--- INSTRUCTIONS TO FOLLOW ---
Copy nothing but the text: reproduce each line of the listing exactly and leave the pictures out.

--- GIVEN MATERIAL ---
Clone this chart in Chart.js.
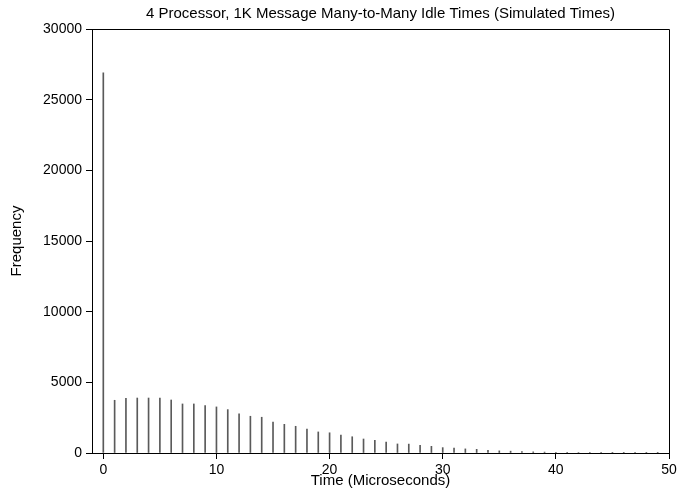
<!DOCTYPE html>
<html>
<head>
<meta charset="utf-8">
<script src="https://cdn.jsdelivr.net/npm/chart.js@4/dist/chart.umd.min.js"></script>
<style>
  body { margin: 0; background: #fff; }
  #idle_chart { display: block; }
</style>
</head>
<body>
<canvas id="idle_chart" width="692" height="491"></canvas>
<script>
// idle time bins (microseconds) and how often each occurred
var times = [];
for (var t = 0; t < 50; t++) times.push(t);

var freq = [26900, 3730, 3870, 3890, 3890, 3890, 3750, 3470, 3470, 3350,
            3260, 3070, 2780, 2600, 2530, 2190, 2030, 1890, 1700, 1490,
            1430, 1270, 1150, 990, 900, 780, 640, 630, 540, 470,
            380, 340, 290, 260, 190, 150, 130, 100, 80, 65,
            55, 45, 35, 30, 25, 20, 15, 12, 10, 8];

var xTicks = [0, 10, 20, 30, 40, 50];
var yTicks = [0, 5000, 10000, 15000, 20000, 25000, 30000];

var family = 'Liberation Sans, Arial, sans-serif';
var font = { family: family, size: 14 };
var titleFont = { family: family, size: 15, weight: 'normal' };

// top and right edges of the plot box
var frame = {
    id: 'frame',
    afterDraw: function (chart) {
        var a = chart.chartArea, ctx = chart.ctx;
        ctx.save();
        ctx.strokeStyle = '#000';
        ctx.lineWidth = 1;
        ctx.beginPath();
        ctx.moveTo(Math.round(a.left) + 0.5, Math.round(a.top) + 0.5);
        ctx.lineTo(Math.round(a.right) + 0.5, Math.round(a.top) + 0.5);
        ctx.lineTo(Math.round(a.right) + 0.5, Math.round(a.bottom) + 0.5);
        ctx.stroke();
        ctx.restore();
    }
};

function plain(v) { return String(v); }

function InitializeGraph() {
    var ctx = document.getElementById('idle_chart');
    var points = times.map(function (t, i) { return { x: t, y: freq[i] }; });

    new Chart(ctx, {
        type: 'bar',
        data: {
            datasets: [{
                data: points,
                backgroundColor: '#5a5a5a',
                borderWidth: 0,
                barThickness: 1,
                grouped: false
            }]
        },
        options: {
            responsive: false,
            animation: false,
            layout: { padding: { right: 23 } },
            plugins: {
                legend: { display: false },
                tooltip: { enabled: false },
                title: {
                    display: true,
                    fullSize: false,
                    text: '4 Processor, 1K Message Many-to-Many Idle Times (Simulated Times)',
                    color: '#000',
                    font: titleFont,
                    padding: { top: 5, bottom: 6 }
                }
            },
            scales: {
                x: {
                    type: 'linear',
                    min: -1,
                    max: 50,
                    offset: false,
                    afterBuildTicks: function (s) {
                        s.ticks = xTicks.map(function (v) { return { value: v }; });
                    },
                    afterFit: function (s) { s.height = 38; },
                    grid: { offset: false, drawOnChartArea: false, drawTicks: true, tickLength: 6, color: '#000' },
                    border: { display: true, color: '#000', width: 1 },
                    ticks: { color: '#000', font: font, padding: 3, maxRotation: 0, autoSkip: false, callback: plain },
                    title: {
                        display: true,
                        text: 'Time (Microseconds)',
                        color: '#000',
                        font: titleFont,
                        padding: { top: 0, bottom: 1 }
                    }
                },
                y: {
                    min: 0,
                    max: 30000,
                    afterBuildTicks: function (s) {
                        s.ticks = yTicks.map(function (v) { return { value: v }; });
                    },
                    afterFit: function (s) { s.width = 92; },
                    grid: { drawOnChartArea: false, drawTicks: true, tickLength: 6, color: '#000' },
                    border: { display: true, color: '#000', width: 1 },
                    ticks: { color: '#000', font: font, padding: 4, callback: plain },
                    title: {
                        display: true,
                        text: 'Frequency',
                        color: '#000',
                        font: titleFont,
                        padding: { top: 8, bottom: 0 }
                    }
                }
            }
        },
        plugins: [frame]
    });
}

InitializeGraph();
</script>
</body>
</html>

--- SOLUTION ---
Clone this chart in Chart.js.
<!DOCTYPE html>
<html>
<head>
<meta charset="utf-8">
<script src="https://cdn.jsdelivr.net/npm/chart.js@4/dist/chart.umd.min.js"></script>
<style>
  body { margin: 0; background: #fff; }
  #idle_chart { display: block; }
</style>
</head>
<body>
<canvas id="idle_chart" width="692" height="491"></canvas>
<script>
// idle time bins (microseconds) and how often each occurred
var times = [];
for (var t = 0; t < 50; t++) times.push(t);

var freq = [26900, 3730, 3870, 3890, 3890, 3890, 3750, 3470, 3470, 3350,
            3260, 3070, 2780, 2600, 2530, 2190, 2030, 1890, 1700, 1490,
            1430, 1270, 1150, 990, 900, 780, 640, 630, 540, 470,
            380, 340, 290, 260, 190, 150, 130, 100, 80, 65,
            55, 45, 35, 30, 25, 20, 15, 12, 10, 8];

var xTicks = [0, 10, 20, 30, 40, 50];
var yTicks = [0, 5000, 10000, 15000, 20000, 25000, 30000];

var family = 'Liberation Sans, Arial, sans-serif';
var font = { family: family, size: 14 };
var titleFont = { family: family, size: 15, weight: 'normal' };

// top and right edges of the plot box
var frame = {
    id: 'frame',
    afterDraw: function (chart) {
        var a = chart.chartArea, ctx = chart.ctx;
        ctx.save();
        ctx.strokeStyle = '#000';
        ctx.lineWidth = 1;
        ctx.beginPath();
        ctx.moveTo(Math.round(a.left) + 0.5, Math.round(a.top) + 0.5);
        ctx.lineTo(Math.round(a.right) + 0.5, Math.round(a.top) + 0.5);
        ctx.lineTo(Math.round(a.right) + 0.5, Math.round(a.bottom) + 0.5);
        ctx.stroke();
        ctx.restore();
    }
};

function plain(v) { return String(v); }

function InitializeGraph() {
    var ctx = document.getElementById('idle_chart');
    var points = times.map(function (t, i) { return { x: t, y: freq[i] }; });

    new Chart(ctx, {
        type: 'bar',
        data: {
            datasets: [{
                data: points,
                backgroundColor: '#5a5a5a',
                borderWidth: 0,
                barThickness: 1,
                grouped: false
            }]
        },
        options: {
            responsive: false,
            animation: false,
            layout: { padding: { right: 23 } },
            plugins: {
                legend: { display: false },
                tooltip: { enabled: false },
                title: {
                    display: true,
                    fullSize: false,
                    text: '4 Processor, 1K Message Many-to-Many Idle Times (Simulated Times)',
                    color: '#000',
                    font: titleFont,
                    padding: { top: 5, bottom: 6 }
                }
            },
            scales: {
                x: {
                    type: 'linear',
                    min: -1,
                    max: 50,
                    offset: false,
                    afterBuildTicks: function (s) {
                        s.ticks = xTicks.map(function (v) { return { value: v }; });
                    },
                    afterFit: function (s) { s.height = 38; },
                    grid: { offset: false, drawOnChartArea: false, drawTicks: true, tickLength: 6, color: '#000' },
                    border: { display: true, color: '#000', width: 1 },
                    ticks: { color: '#000', font: font, padding: 3, maxRotation: 0, autoSkip: false, callback: plain },
                    title: {
                        display: true,
                        text: 'Time (Microseconds)',
                        color: '#000',
                        font: titleFont,
                        padding: { top: 0, bottom: 1 }
                    }
                },
                y: {
                    min: 0,
                    max: 30000,
                    afterBuildTicks: function (s) {
                        s.ticks = yTicks.map(function (v) { return { value: v }; });
                    },
                    afterFit: function (s) { s.width = 92; },
                    grid: { drawOnChartArea: false, drawTicks: true, tickLength: 6, color: '#000' },
                    border: { display: true, color: '#000', width: 1 },
                    ticks: { color: '#000', font: font, padding: 4, callback: plain },
                    title: {
                        display: true,
                        text: 'Frequency',
                        color: '#000',
                        font: titleFont,
                        padding: { top: 8, bottom: 0 }
                    }
                }
            }
        },
        plugins: [frame]
    });
}

InitializeGraph();
</script>
</body>
</html>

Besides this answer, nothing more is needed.